In opposing the stimulus, Shuster is rejecting tax cuts for 95 percent of American workers, extending unemployment, health benefits and food stamps for the jobless, creating/saving 3 million jobs that will put Americans to work.
What is it about this headline (''Stimulus bill will deliver for PA") in the Feb. 13 Mirror that Shuster doesn't understand? The article reports Pennsylvania stands to receive $16 billion from the legislation.
Yes, there is legitimate concern about the debt that is being incurred, but when Republicans howl about ''generational theft,'' as Sen. John McCain did recently, one wonders where that outrage was as the country's debt doubled in the past eight years to nearly $11 billion with nothing to show for it but the ruin of the economy, two intractable wars and an income inequality gap that rivals the days of the robber barons at the turn of the last century.
Democrats recall debt in a different context, involving Democratic programs that put the Greatest Generation back to work, financed the GI Bill of Rights, which sent millions to college, the Federal Housing Act, which provided low interest loans for first homes, underwrote a new generation of science and technology and created a wave of demand for consumer goods.
When Americans went to the polls in November, they voted resoundingly for change. President Barack Obama and a Democratic majority in Congress along with three Senate Republicans rose to that challenge.

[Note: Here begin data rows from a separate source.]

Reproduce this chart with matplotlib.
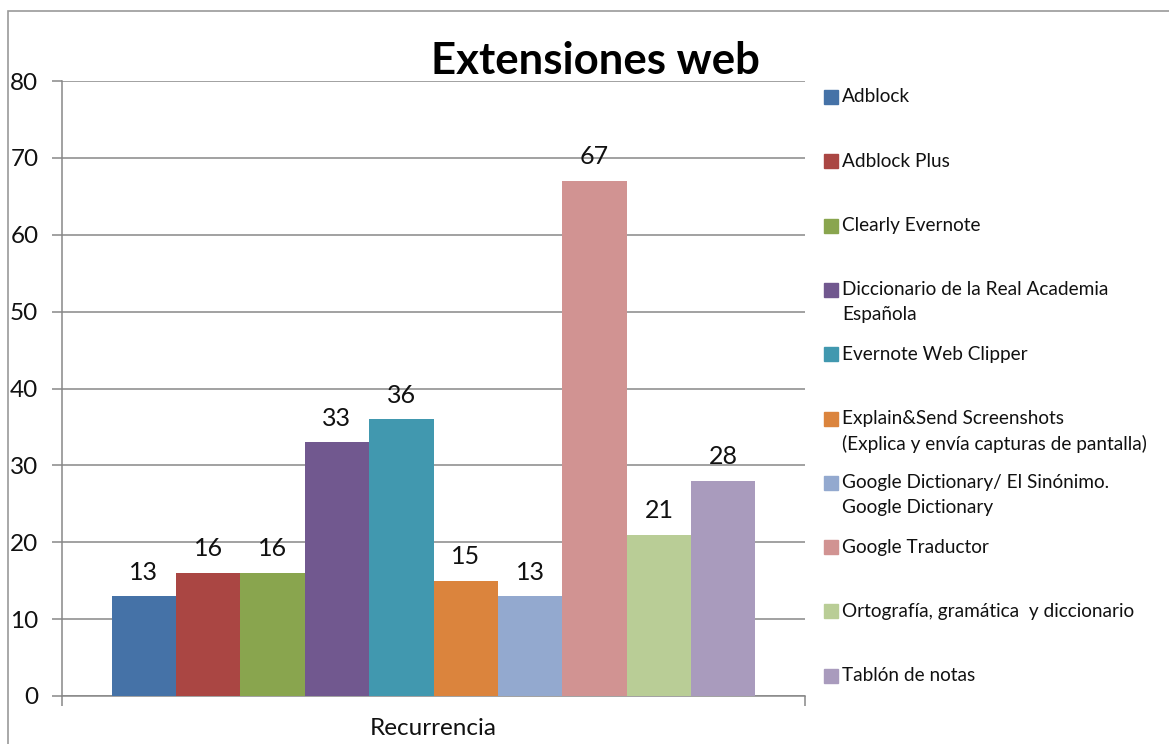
import matplotlib.pyplot as plt
from matplotlib.patches import Rectangle

plt.rcParams["font.family"] = ["Lato", "DejaVu Sans"]

category = "Recurrencia"
series_names = [
    "Adblock",
    "Adblock Plus",
    "Clearly Evernote",
    "Diccionario de la Real Academia\nEspañola",
    "Evernote Web Clipper",
    "Explain&Send Screenshots\n(Explica y envía capturas de pantalla)",
    "Google Dictionary/ El Sinónimo.\nGoogle Dictionary",
    "Google Traductor",
    "Ortografía, gramática  y diccionario",
    "Tablón de notas",
]
values = [13, 16, 16, 33, 36, 15, 13, 67, 21, 28]
colors = [
    "#4572A7", "#AA4643", "#89A54E", "#71588F", "#4198AF",
    "#DB843D", "#93A9CF", "#D19392", "#B9CD96", "#A99BBD",
]
yticks = [0, 10, 20, 30, 40, 50, 60, 70, 80]

W, H = 1169, 744
fig = plt.figure(figsize=(W / 100, H / 100), dpi=100)
fig.patch.set_facecolor("white")

# chart border (runs off the right/bottom edge like the screenshot)
fig.patches.append(Rectangle((8 / W, -0.1), 1.2, (H - 11) / H + 0.1,
                             transform=fig.transFigure, fill=False,
                             edgecolor="#9a9a9a", linewidth=1.2))

ax = fig.add_axes([62 / W, (H - 696) / H, (805 - 62) / W, (696 - 81) / H])

grid_col = "#878787"
txt_col = "#111111"
n = len(values)
group = 644 / 743
width = group / n
for i, (v, c) in enumerate(zip(values, colors)):
    xpos = (i - (n - 1) / 2) * width
    ax.bar(xpos, v, width=width, color=c, linewidth=0, zorder=3)
    ax.annotate(str(v), (xpos, v), xytext=(0, 9), textcoords="offset points",
                ha="center", va="bottom", fontsize=18, color=txt_col)

ax.set_xlim(-0.5, 0.5)
ax.set_ylim(0, 80)
ax.set_yticks(yticks)
ax.yaxis.grid(True, color=grid_col, linewidth=1.1, zorder=0)
ax.tick_params(axis="y", length=7, width=1.1, color=grid_col, pad=10,
               labelsize=17.5, labelcolor=txt_col)

ax.set_xticks([-0.5, 0.5])
ax.set_xticklabels(["", ""])
ax.tick_params(axis="x", which="major", length=7, width=1.1, color=grid_col)
ax.set_xticks([0], minor=True)
ax.set_xticklabels([category], minor=True)
ax.tick_params(axis="x", which="minor", length=0, pad=16, labelsize=17.5,
               labelcolor=txt_col)

for side in ["top", "right"]:
    ax.spines[side].set_visible(False)
for side in ["left", "bottom"]:
    ax.spines[side].set_color(grid_col)
    ax.spines[side].set_linewidth(1.1)

fig.text(595 / W, 1 - 61 / H, "Extensiones web", ha="center", va="center",
         fontsize=31.5, fontweight="bold", color="black")

# legend drawn by hand to keep Excel's spacing
for i, (name, c) in enumerate(zip(series_names, colors)):
    yc = 97 + 64.3 * i
    fig.patches.append(Rectangle((824 / W, 1 - (yc + 7) / H), 14 / W, 14 / H,
                                 transform=fig.transFigure, color=c))
    for j, line in enumerate(name.split("\n")):
        fig.text(842 / W, 1 - (yc + 25 * j) / H, line, ha="left",
                 va="center", fontsize=13.7, color=txt_col)

fig.savefig("out.png", dpi=100)
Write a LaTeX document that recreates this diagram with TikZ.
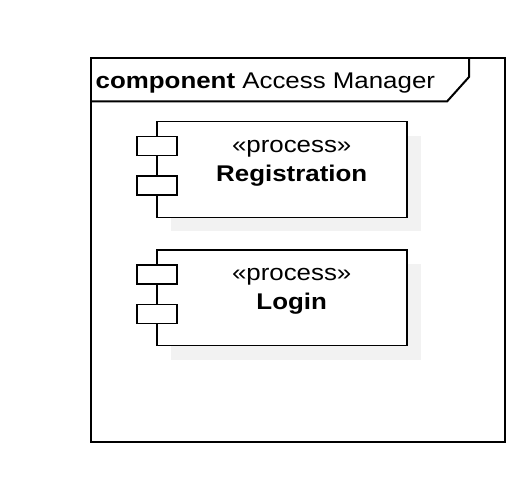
\documentclass[tikz,border=0pt]{standalone}
\usepackage{fontspec}
\setmainfont{Liberation Sans}[FakeStretch=1.14]
\usepackage{tikz}
\usetikzlibrary{shadows}
\definecolor{shadowgray}{HTML}{F2F2F2}
\tikzstyle{frame} = [line width=2pt]
\tikzstyle{compbox} = [draw, line width=1.6pt, fill=white, minimum width=250pt, minimum height=95.6pt, inner sep=0pt, drop shadow={shadow xshift=14pt, shadow yshift=-14pt, fill=shadowgray, opacity=1}]
\tikzstyle{port} = [draw, line width=1.6pt, fill=white, minimum width=40pt, minimum height=19pt, inner sep=0pt]
\tikzstyle{comptext} = [font=\fontsize{22.7}{27}\selectfont, inner sep=0pt, anchor=base]

\begin{document}
\begin{tikzpicture}[x=1pt,y=-1pt]
	\useasboundingbox (0,0) rectangle (514,484);
	\draw[frame] (91,58) rectangle (505,441.5);
	\draw[frame] (91,101.5) -- (447,101.5) -- (469,77) -- (469,58);
	\node[comptext, anchor=base west] (title) at (95.5,88.3) {\textbf{component} Access Manager};

	\node[compbox] (reg) at (281.7,169.5) {};
	\node[port] (regtop) at (156.7,146.2) {};
	\node[port] (regbot) at (156.7,185.7) {};
	\node[comptext] (regstereo) at (291.7,152.3) {«process»};
	\node[comptext] (regname) at (291.7,181) {\textbf{Registration}};

	\node[compbox] (login) at (281.7,297.8) {};
	\node[port] (logintop) at (156.7,274.5) {};
	\node[port] (loginbot) at (156.7,314) {};
	\node[comptext] (loginstereo) at (291.7,280.6) {«process»};
	\node[comptext] (loginname) at (291.7,309.3) {\textbf{Login}};
\end{tikzpicture}
\end{document}
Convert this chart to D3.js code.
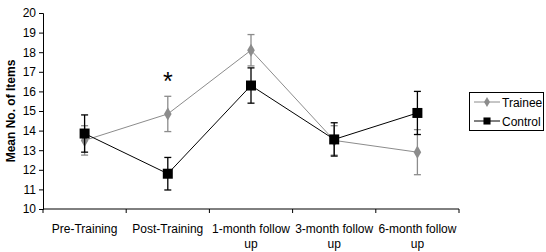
<!DOCTYPE html>
<html lang="en">
  <head>
    <meta charset="UTF-8" />
    <title>Mean No. of Items</title>
    <script src="https://d3js.org/d3.v7.min.js"></script>
    <style>
      body { margin: 0; background: #fff; }
      text { font-family: Arial, "Liberation Sans", sans-serif; }
    </style>
  </head>
  <body>
    <script>
      const width = 546, height = 252;

      const categories = [["Pre-Training"], ["Post-Training"], ["1-month follow", "up"], ["3-month follow", "up"], ["6-month follow", "up"]];
      const traineeMean = [13.5, 14.85, 18.1, 13.5, 12.9];
      const traineeErr = [0.75, 0.9, 0.8, 0.75, 1.15];
      const controlMean = [13.85, 11.8, 16.3, 13.55, 14.9];
      const controlErr = [0.95, 0.83, 0.9, 0.85, 1.1];
      const yTicks = [10, 11, 12, 13, 14, 15, 16, 17, 18, 19, 20];

      const svg = d3.select("body").append("svg")
        .attr("width", width).attr("height", height);

      const x = d3.scaleBand().domain(d3.range(categories.length)).range([43, 459]);
      const y = d3.scaleLinear().domain([10, 20]).range([209, 13]);

      // y axis
      const yAxis = svg.append("g").attr("transform", "translate(43,0)")
        .call(d3.axisLeft(y).tickValues(yTicks).tickSize(4).tickPadding(3));
      yAxis.selectAll("text").attr("font-size", 12).attr("fill", "#000");
      yAxis.selectAll("line, path").attr("stroke", "#000");

      // x axis
      const xAxis = svg.append("g").attr("transform", "translate(0,209)");
      xAxis.append("line").attr("x1", 43).attr("x2", 459).attr("stroke", "#000");
      d3.range(categories.length + 1).forEach(function (i) {
        const xx = i < categories.length ? x(i) : x.range()[1];
        xAxis.append("line").attr("x1", xx).attr("x2", xx).attr("y1", 0).attr("y2", 4).attr("stroke", "#000");
      });
      categories.forEach(function (lines, i) {
        const t = xAxis.append("text").attr("text-anchor", "middle").attr("font-size", 12)
          .attr("x", x(i) + x.bandwidth() / 2).attr("y", 24);
        lines.forEach(function (l, j) {
          t.append("tspan").attr("x", x(i) + x.bandwidth() / 2).attr("dy", j === 0 ? 0 : 15).text(l);
        });
      });

      svg.append("text")
        .attr("transform", "translate(15,111) rotate(-90)")
        .attr("text-anchor", "middle").attr("font-size", 12).attr("font-weight", "bold")
        .text("Mean No. of Items");

      const cx = function (i) { return x(i) + x.bandwidth() / 2; };

      function drawSeries(means, errs, color, marker) {
        const g = svg.append("g");
        const line = d3.line().x(function (d, i) { return cx(i); }).y(function (d) { return y(d); });
        g.append("path").datum(means).attr("d", line).attr("fill", "none").attr("stroke", color).attr("stroke-width", 1);
        means.forEach(function (m, i) {
          const lo = y(m - errs[i]), hi = y(m + errs[i]);
          g.append("line").attr("x1", cx(i)).attr("x2", cx(i)).attr("y1", lo).attr("y2", hi).attr("stroke", color).attr("stroke-width", 1.3);
          [lo, hi].forEach(function (yy) {
            g.append("line").attr("x1", cx(i) - 3.5).attr("x2", cx(i) + 3.5).attr("y1", yy).attr("y2", yy).attr("stroke", color).attr("stroke-width", 1.3);
          });
        });
        g.selectAll(".pt").data(means).enter().append("path")
          .attr("transform", function (d, i) { return "translate(" + cx(i) + "," + y(d) + ")"; })
          .attr("d", marker).attr("fill", color);
      }

      const diamond = d3.symbol().type(d3.symbolDiamond).size(50)();
      const square = d3.symbol().type(d3.symbolSquare).size(100)();

      drawSeries(traineeMean, traineeErr, "#8c8c8c", diamond);
      drawSeries(controlMean, controlErr, "#000", square);

      // significance marker
      svg.append("text").attr("x", cx(1)).attr("y", y(16.05)).attr("text-anchor", "middle")
        .attr("font-size", 25).text("*");

      // legend
      const lg = svg.append("g");
      lg.append("rect").attr("x", 469.5).attr("y", 92.5).attr("width", 74).attr("height", 38)
        .attr("fill", "#fff").attr("stroke", "#000");
      [["Trainee", "#8c8c8c", 102], ["Control", "#000", 121]].forEach(function (r) {
        lg.append("line").attr("x1", 474).attr("x2", 500).attr("y1", r[2]).attr("y2", r[2]).attr("stroke", r[1]);
        lg.append("path").attr("transform", "translate(487," + r[2] + ")")
          .attr("d", r[1] === "#000" ? d3.symbol().type(d3.symbolSquare).size(50)() : d3.symbol().type(d3.symbolDiamond).size(30)())
          .attr("fill", r[1]);
        lg.append("text").attr("x", 502).attr("y", r[2] + 4.5).attr("font-size", 12).text(r[0]);
      });
    </script>
  </body>
</html>
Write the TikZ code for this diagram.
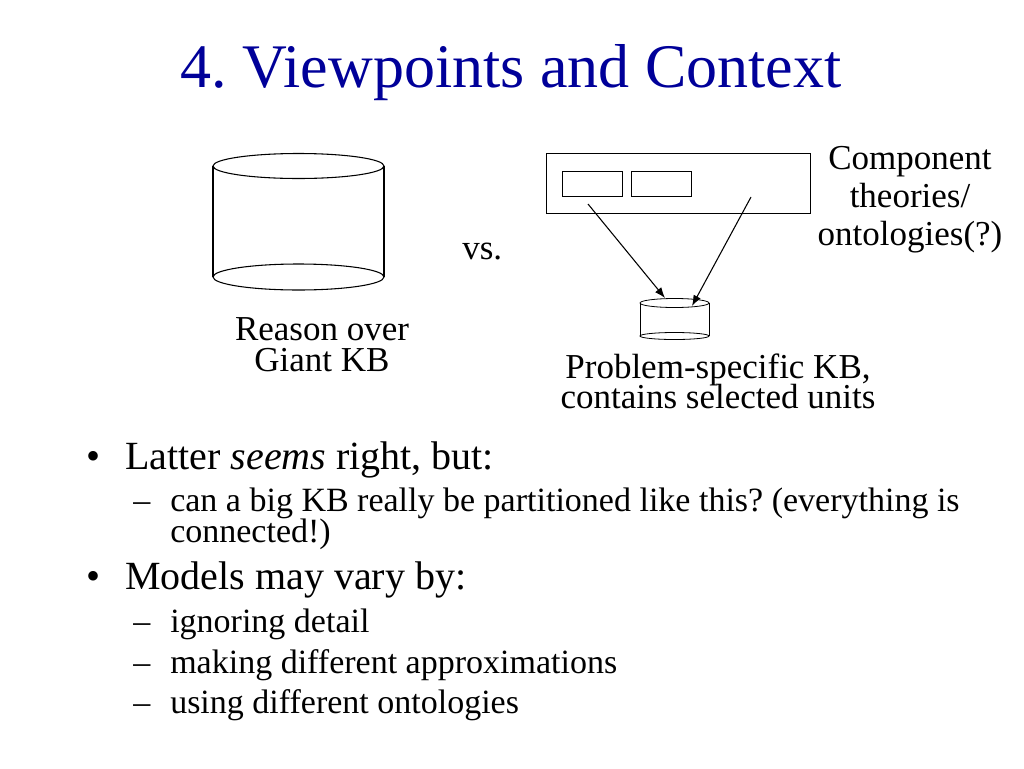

Other Republicans refused to budge from their ideological blinders, stuck in a world that is passing them by. A recent Gallup Poll gave republicans only 31 percent approval for its handling of the stimulus.
Obama put it best, ''We can act boldly to turn crisis into opportunity and, together, write the next great chapter in our history and meet the test of our time.''
Editor's note: Rosenhoover is the chairman of the Blair County Democratic Party. Part of this viewpoint appeared as a letter to the editor Wednesday.